Sibling Love, not Rivalry

"Be devoted to one another in brotherly love. Honor one another above yourselves." 

Romans 12:10

 Teach Sharing:

 Sharing is a learned behavior. If they see us sharing with a happy heart, they will think that is the normal thing to do. If we are not sharing with a happy heart or not even at all, they will think they do not have to, either. First, be a good role model for the children. Not all children will immediately follow their parents suit. It will still need to be something they need reminding. It will require consistency. I know how tiring it is at the time. But, I promise if you keep being consistent, then you will reap the benefits of the rewards. As they grow older it will be easier for them to share and easier for them to mean it from the heart. If you teach the older child the value in sharing, then it will "trickle-down" to the next child. 

Making a big deal out of being the "Big Brother/Sister":

When you're about to bring a baby into the world, it will completely change the other child's life. They will not be the only one anymore. He will not get as much attention. He will have to share time and love from his parents. That's why it is important to teach sharing even if they are only children. Before the next baby is born, we talk to the kids and make a big deal that they are going to be "Big Brothers." I tell about how exciting it will be that they will have someone looking up to them and loving them. I talk about how wonderful it will be that they can teach them to ride a bike so they can play together. How they will have someone that will play with them! I make a really big deal out of them being a "new big brother"!  I say it with enthusiasm in my voice, as if it's the best thing to ever happen in their life. 

Start with baby:

When we bring the baby home I make a big deal out of them being able to hold the baby, loving and rocking him. I take pictures and video. I do not give them chores to do that make them responsible for taking care of the baby. That will only lead to resentment. But, I do let them feel free to be able to chose how they help. Sometimes they want to rock the baby, sometimes they don't. Sometimes they want a turn to feed the baby a bottle, sometimes they don't. I don't pressure them to do anything. But, when they do I express gratefulness excitedly! I love to encourage them to read and sing to the baby. My boys learn many new Bible songs at church. And cute as it is, the baby will calm down and listen when they sing. Well, unless something is seriously wrong! But otherwise, it makes the older boy feel special to make the little one happy.  I teach the boys to be gentle and loving. Boys are not naturally this way. So , I have to model this behavior. Sometimes I have to take their hand and do it for them to show what gentle really means. When you make the older child feel like the baby is someone who is a very special part of their lives, they will not be resentful with rivalry, but filled with love.

Teach Love and Respect:

Modeling love and respect teaches the child to be loving and respectful. This is a major factor when it comes to how siblings respond to each other as they get older. If you have two very young toddlers, naturally they will argue over a toy. They are still so young that they have not fully grasped the concept of the benefits of sharing. We are to help these toddlers along, by explaining that everyone will be happy in the long run. Later, they will see how good it feels to make someone happy, but until then just be consistent. Practically speaking, if your little ones argue over something, take it away from both of them. One is being disrespectful for wanting to take the toy away from his brother, the other is not showing love by sharing. Tell them this and when they learn to take turns sharing nicely then they can have the toy back. Soon you will see your little ones discussing who gets the toy first instead of arguing over it. This also holds true in other areas. We've had disagreements over who gets in the van first, who opens the door first, who says prayer first. There are other creative ideas for some issues like these. Like taking turns in birth order, etc...  

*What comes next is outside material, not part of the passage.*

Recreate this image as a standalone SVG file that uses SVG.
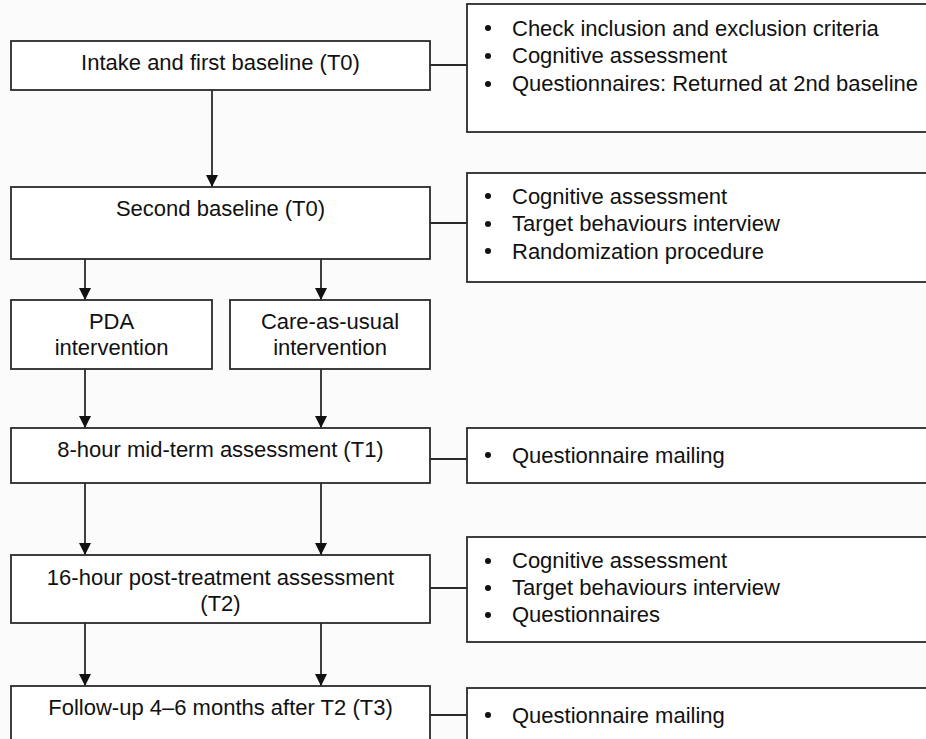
<svg xmlns="http://www.w3.org/2000/svg" width="926" height="739" viewBox="0 0 926 739">
<defs>
<style>
.box{fill:#ffffff;stroke:#2a2a2a;stroke-width:1.8}
.t{font-family:"Liberation Sans",Arial,sans-serif;font-size:22px;fill:#111}
.c{text-anchor:middle}
.ln{stroke:#2a2a2a;stroke-width:1.8;fill:none}
.b{fill:#111}
</style>
<marker id="ah" viewBox="0 0 12 12" refX="12" refY="6" markerWidth="12" markerHeight="12" markerUnits="userSpaceOnUse" orient="auto">
<path d="M0,0 L12,6 L0,12 z" fill="#111"/>
</marker>
</defs>
<rect width="926" height="739" fill="#fbfbfb"/>
<g id="connectors">
<line class="ln" x1="212" y1="90" x2="212" y2="187" marker-end="url(#ah)"/>
<line class="ln" x1="85" y1="259" x2="85" y2="300" marker-end="url(#ah)"/>
<line class="ln" x1="321" y1="259" x2="321" y2="300" marker-end="url(#ah)"/>
<line class="ln" x1="85" y1="369" x2="85" y2="428" marker-end="url(#ah)"/>
<line class="ln" x1="321" y1="369" x2="321" y2="428" marker-end="url(#ah)"/>
<line class="ln" x1="85" y1="483" x2="85" y2="555" marker-end="url(#ah)"/>
<line class="ln" x1="321" y1="483" x2="321" y2="555" marker-end="url(#ah)"/>
<line class="ln" x1="85" y1="623" x2="85" y2="686" marker-end="url(#ah)"/>
<line class="ln" x1="321" y1="623" x2="321" y2="686" marker-end="url(#ah)"/>
<line class="ln" x1="430" y1="65" x2="467" y2="65"/>
<line class="ln" x1="430" y1="223" x2="467" y2="223"/>
<line class="ln" x1="430" y1="459" x2="467" y2="459"/>
<line class="ln" x1="430" y1="588" x2="467" y2="588"/>
<line class="ln" x1="430" y1="715" x2="467" y2="715"/>
</g>
<g id="intake">
<rect class="box" x="11" y="41" width="419" height="49"/>
<text class="t c" x="220.5" y="70">Intake and first baseline (T0)</text>
</g>
<g id="notes-intake">
<rect class="box" x="467" y="4" width="480" height="128"/>
<circle class="b" cx="488" cy="28" r="3"/><text class="t" x="512" y="36">Check inclusion and exclusion criteria</text>
<circle class="b" cx="488" cy="56" r="3"/><text class="t" x="512" y="63">Cognitive assessment</text>
<circle class="b" cx="488" cy="84" r="3"/><text class="t" x="512" y="91">Questionnaires: Returned at 2nd baseline</text>
</g>
<g id="second">
<rect class="box" x="11" y="187" width="419" height="72"/>
<text class="t c" x="220.5" y="216">Second baseline (T0)</text>
</g>
<g id="notes-second">
<rect class="box" x="467" y="173" width="480" height="109"/>
<circle class="b" cx="488" cy="196" r="3"/><text class="t" x="512" y="204">Cognitive assessment</text>
<circle class="b" cx="488" cy="224" r="3"/><text class="t" x="512" y="231">Target behaviours interview</text>
<circle class="b" cx="488" cy="251" r="3"/><text class="t" x="512" y="259">Randomization procedure</text>
</g>
<g id="pda">
<rect class="box" x="11" y="300" width="201" height="69"/>
<text class="t c" x="111.5" y="329">PDA</text>
<text class="t c" x="111.5" y="355">intervention</text>
</g>
<g id="cau">
<rect class="box" x="230" y="300" width="200" height="69"/>
<text class="t c" x="330" y="329">Care-as-usual</text>
<text class="t c" x="330" y="355">intervention</text>
</g>
<g id="t1">
<rect class="box" x="11" y="428" width="419" height="55"/>
<text class="t c" x="220.5" y="457">8-hour mid-term assessment (T1)</text>
</g>
<g id="notes-t1">
<rect class="box" x="467" y="428" width="480" height="55"/>
<circle class="b" cx="488" cy="455" r="3"/><text class="t" x="512" y="463">Questionnaire mailing</text>
</g>
<g id="t2">
<rect class="box" x="11" y="555" width="419" height="68"/>
<text class="t c" x="220.5" y="585">16-hour post-treatment assessment</text>
<text class="t c" x="220.5" y="611">(T2)</text>
</g>
<g id="notes-t2">
<rect class="box" x="467" y="537" width="480" height="105"/>
<circle class="b" cx="488" cy="561" r="3"/><text class="t" x="512" y="568">Cognitive assessment</text>
<circle class="b" cx="488" cy="588" r="3"/><text class="t" x="512" y="595">Target behaviours interview</text>
<circle class="b" cx="488" cy="615" r="3"/><text class="t" x="512" y="622">Questionnaires</text>
</g>
<g id="t3">
<rect class="box" x="11" y="686" width="419" height="80"/>
<text class="t c" x="220.5" y="715">Follow-up 4–6 months after T2 (T3)</text>
</g>
<g id="notes-t3">
<rect class="box" x="467" y="688" width="480" height="80"/>
<circle class="b" cx="488" cy="715" r="3"/><text class="t" x="512" y="723">Questionnaire mailing</text>
</g>
</svg>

For older children(elementary age) sharing will come naturally if it is introduced the right way when they are babies and toddlers. 

Teaching to respect others belongings:

Start with teaching the younger children this: If it's not theirs, they need to ask permission before using "it." After they use "it," they have to return it in the same condition or even better than when they borrowed it. If they do not, they are not allowed to borrow it anymore. If they know there are consequences, the boys on each end know what will happen. It makes it easier for one to share with the other if they know any misbehavior will be followed through with consequence. 

We also start by teaching them to respect their own belongings. They are responsible for their own things. They have to keep their things on their shelves, in closets, or in their drawers. They will see how well their brother takes take of their things and will be glad to share. If they see their brother is irresponsible, they will not be happy to share. 

Do Not Compare:

We purposely do not compare the boys with each other or with anyone else! We let them know that God made each one of them very special. And they all play a very special part in our family. It can be easy to say, "Why can't you just obey me the first time like him?", "Why don't you try hard like him?", "When will you care like he does?". There are many ways we can compare siblings without even knowing it. Be conscience of what you say and how you say it.  Remember, it is also the tone of your voice. 

We accentuate the positive of each child. We make them feel loved and know they are loved just for who they are and how God made them!